Prime Minister Antonis Samaras and his Turkish counterpart Recep Tayyip Erdogan signed 25 bilateral agreements in Istanbul on March 4 and began discussions on oil and gas explorations in disputed territorial waters as the Greek leader said that the two sides aimed to put “economic growth at the service of peace.”
Samaras and Erdogan spoke to journalist briefly after their talks and the meeting of a High-Level Cooperation Council involving a number of other ministers. “Today is a good day for Greek-Turkish relations,” said Samaras, who added that the two countries’ relationship was not “fully aligned” and “careful steps” had to be taken to build trust, the newspaper Kathimerini reported.
The issue if oil and gas exploration in the Aegean was one of the key issues on the agenda and both leaders made brief references to it after Athens and Ankara recently sent diplomatic notes to the United Nations to complain about the other side’s stance on the issue. Samaras said that the continental shelf rights Greece has as a result of the Law of the Sea are “clear.”

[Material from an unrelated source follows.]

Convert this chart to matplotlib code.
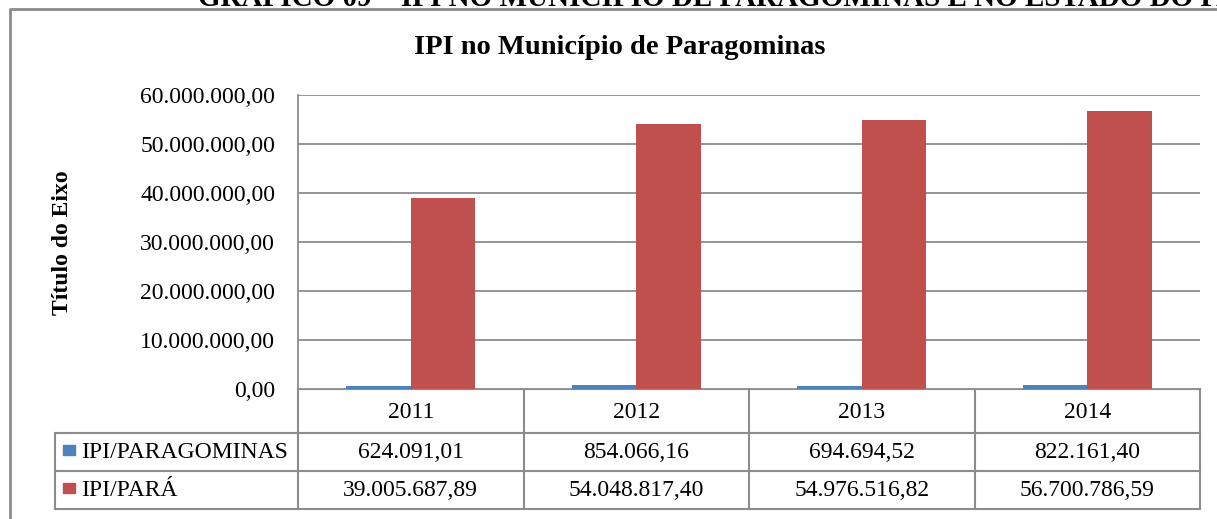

Erdogan said the two sides would be in a win-win situation if they could come to an agreement on the issue. Discussions are expected to continue on March 5, the second and last day of Samaras’ visit to Turkey. He is accompanied by other political leaders and a contingent of business executives.
It’s a difficult issue as the energy in the Aegean could be hugely lucrative and Greece is especially anxious to find new revenues to offset a crushing economic crisis that has found tax revenues far off expectations despite big tax hikes going along with pay cuts and slashed pensions ordered by international lenders in return for $325 billion in two bailouts.